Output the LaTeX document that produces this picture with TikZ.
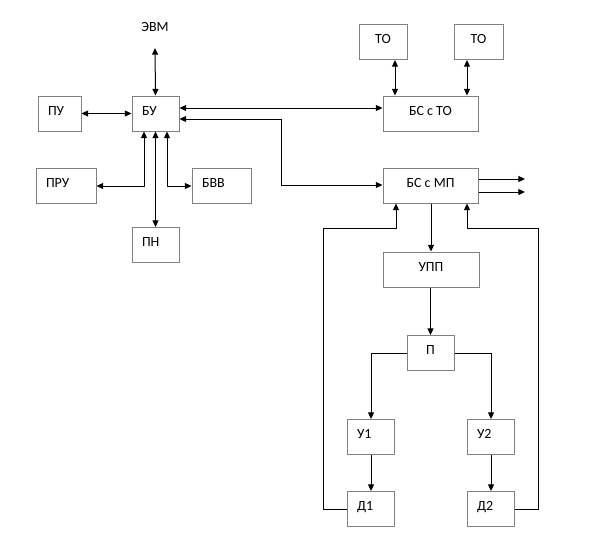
\documentclass[tikz,border=0pt]{standalone}
\usepackage{fontspec}
\setmainfont{Carlito}
\usetikzlibrary{arrows.meta}
\begin{document}
\begin{tikzpicture}[x=0.75pt,y=-0.75pt,
  box/.style={draw=black!50, line width=0.75pt, inner ysep=0pt, minimum height=26.25pt,
    text height=6.75pt, text depth=4.5pt, font=\fontsize{10.5}{12}\selectfont},
  cbox/.style={box, inner xsep=0pt},
  lbox/.style={box, inner xsep=7.5pt, align=left},
  conn/.style={line width=0.75pt, black, >={Triangle[length=5pt,width=4.5pt]}},
  lbl/.style={font=\fontsize{10.5}{12}\selectfont, inner sep=0pt}]
\useasboundingbox (0,0) rectangle (600,540);
% left group
\node[lbox, text width=17.25pt] (pu) at (59.5,113.5) {ПУ};
\node[lbox, text width=20.25pt] (bu) at (155.5,113.5) {БУ};
\node[lbox, text width=30pt] (pru) at (66,185.5) {ПРУ};
\node[lbox, text width=29.25pt] (bvv) at (221.5,185.5) {БВВ};
\node[lbox, text width=20.25pt] (pn) at (155.5,245) {ПН};
\node[lbl] (evm) at (155,27) {ЭВМ};
\coordinate (evmend) at (155,48);
% top right
\node[cbox, minimum width=36pt] (to1) at (383,42) {ТО};
\node[cbox, minimum width=36.75pt] (to2) at (478.5,42) {ТО};
\node[cbox, minimum width=71.25pt] (bsto) at (430.5,113.5) {БС с ТО};
\node[cbox, minimum width=71.25pt] (bsmp) at (430.5,185.5) {БС с МП};
\node[cbox, minimum width=72pt] (upp) at (431,269.5) {УПП};
\node[cbox, minimum width=35.25pt] (p) at (430.5,353) {П};
\node[lbox, text width=20.25pt] (u1) at (370.5,437) {У1};
\node[lbox, text width=20.25pt] (u2) at (490.5,437) {У2};
\node[lbox, text width=20.25pt] (d1) at (370.5,509) {Д1};
\node[lbox, text width=20.25pt] (d2) at (490.5,509) {Д2};
\coordinate (out1) at (525,179);
\coordinate (out2) at (525,192);
% connectors
\draw[conn,<->] (evmend) -- (bu.north);
\draw[conn,<->] (pu.east) -- (pu.east -| bu.west);
\draw[conn,<->] (bu.south -| 144,0) |- (pru.east |- 0,186);
\draw[conn,<->] (bu.south) -- (pn.north);
\draw[conn,<->] (bu.south -| 167,0) |- (bvv.west |- 0,186);
\draw[conn,<->] (bu.east |- 0,108) -- (bsto.west |- 0,108);
\draw[conn,<->] (bu.east |- 0,119) -- (281,119) |- (bsmp.west |- 0,185);
\draw[conn,<->] (to1.south -| 395,0) -- (bsto.north -| 395,0);
\draw[conn,<->] (to2.south -| 467,0) -- (bsto.north -| 467,0);
\draw[conn,->] (bsmp.east |- out1) -- (out1);
\draw[conn,->] (bsmp.east |- out2) -- (out2);
\draw[conn,->] (bsmp.south -| upp.north) -- (upp.north);
\draw[conn,->] (upp.south -| p.north) -- (p.north);
\draw[conn,->] (p.west) -| (u1.north -| 371,0);
\draw[conn,->] (p.east) -| (u2.north -| 491,0);
\draw[conn,->] (u1.south -| 371,0) -- (d1.north -| 371,0);
\draw[conn,->] (u2.south -| 491,0) -- (d2.north -| 491,0);
\draw[conn,->] (d1.west) -- (323,509) -- (323,228) -| (bsmp.south -| 396,0);
\draw[conn,->] (d2.east) -- (538,509) -- (538,228) -| (bsmp.south -| 467,0);
\end{tikzpicture}
\end{document}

INSTRUCTIONS TO FOLLOW — Repeat the data above exactly, but not the pictures.

RESULT OF THE TASK —
Output the LaTeX document that produces this picture with TikZ.
\documentclass[tikz,border=0pt]{standalone}
\usepackage{fontspec}
\setmainfont{Carlito}
\usetikzlibrary{arrows.meta}
\begin{document}
\begin{tikzpicture}[x=0.75pt,y=-0.75pt,
  box/.style={draw=black!50, line width=0.75pt, inner ysep=0pt, minimum height=26.25pt,
    text height=6.75pt, text depth=4.5pt, font=\fontsize{10.5}{12}\selectfont},
  cbox/.style={box, inner xsep=0pt},
  lbox/.style={box, inner xsep=7.5pt, align=left},
  conn/.style={line width=0.75pt, black, >={Triangle[length=5pt,width=4.5pt]}},
  lbl/.style={font=\fontsize{10.5}{12}\selectfont, inner sep=0pt}]
\useasboundingbox (0,0) rectangle (600,540);
% left group
\node[lbox, text width=17.25pt] (pu) at (59.5,113.5) {ПУ};
\node[lbox, text width=20.25pt] (bu) at (155.5,113.5) {БУ};
\node[lbox, text width=30pt] (pru) at (66,185.5) {ПРУ};
\node[lbox, text width=29.25pt] (bvv) at (221.5,185.5) {БВВ};
\node[lbox, text width=20.25pt] (pn) at (155.5,245) {ПН};
\node[lbl] (evm) at (155,27) {ЭВМ};
\coordinate (evmend) at (155,48);
% top right
\node[cbox, minimum width=36pt] (to1) at (383,42) {ТО};
\node[cbox, minimum width=36.75pt] (to2) at (478.5,42) {ТО};
\node[cbox, minimum width=71.25pt] (bsto) at (430.5,113.5) {БС с ТО};
\node[cbox, minimum width=71.25pt] (bsmp) at (430.5,185.5) {БС с МП};
\node[cbox, minimum width=72pt] (upp) at (431,269.5) {УПП};
\node[cbox, minimum width=35.25pt] (p) at (430.5,353) {П};
\node[lbox, text width=20.25pt] (u1) at (370.5,437) {У1};
\node[lbox, text width=20.25pt] (u2) at (490.5,437) {У2};
\node[lbox, text width=20.25pt] (d1) at (370.5,509) {Д1};
\node[lbox, text width=20.25pt] (d2) at (490.5,509) {Д2};
\coordinate (out1) at (525,179);
\coordinate (out2) at (525,192);
% connectors
\draw[conn,<->] (evmend) -- (bu.north);
\draw[conn,<->] (pu.east) -- (pu.east -| bu.west);
\draw[conn,<->] (bu.south -| 144,0) |- (pru.east |- 0,186);
\draw[conn,<->] (bu.south) -- (pn.north);
\draw[conn,<->] (bu.south -| 167,0) |- (bvv.west |- 0,186);
\draw[conn,<->] (bu.east |- 0,108) -- (bsto.west |- 0,108);
\draw[conn,<->] (bu.east |- 0,119) -- (281,119) |- (bsmp.west |- 0,185);
\draw[conn,<->] (to1.south -| 395,0) -- (bsto.north -| 395,0);
\draw[conn,<->] (to2.south -| 467,0) -- (bsto.north -| 467,0);
\draw[conn,->] (bsmp.east |- out1) -- (out1);
\draw[conn,->] (bsmp.east |- out2) -- (out2);
\draw[conn,->] (bsmp.south -| upp.north) -- (upp.north);
\draw[conn,->] (upp.south -| p.north) -- (p.north);
\draw[conn,->] (p.west) -| (u1.north -| 371,0);
\draw[conn,->] (p.east) -| (u2.north -| 491,0);
\draw[conn,->] (u1.south -| 371,0) -- (d1.north -| 371,0);
\draw[conn,->] (u2.south -| 491,0) -- (d2.north -| 491,0);
\draw[conn,->] (d1.west) -- (323,509) -- (323,228) -| (bsmp.south -| 396,0);
\draw[conn,->] (d2.east) -- (538,509) -- (538,228) -| (bsmp.south -| 467,0);
\end{tikzpicture}
\end{document}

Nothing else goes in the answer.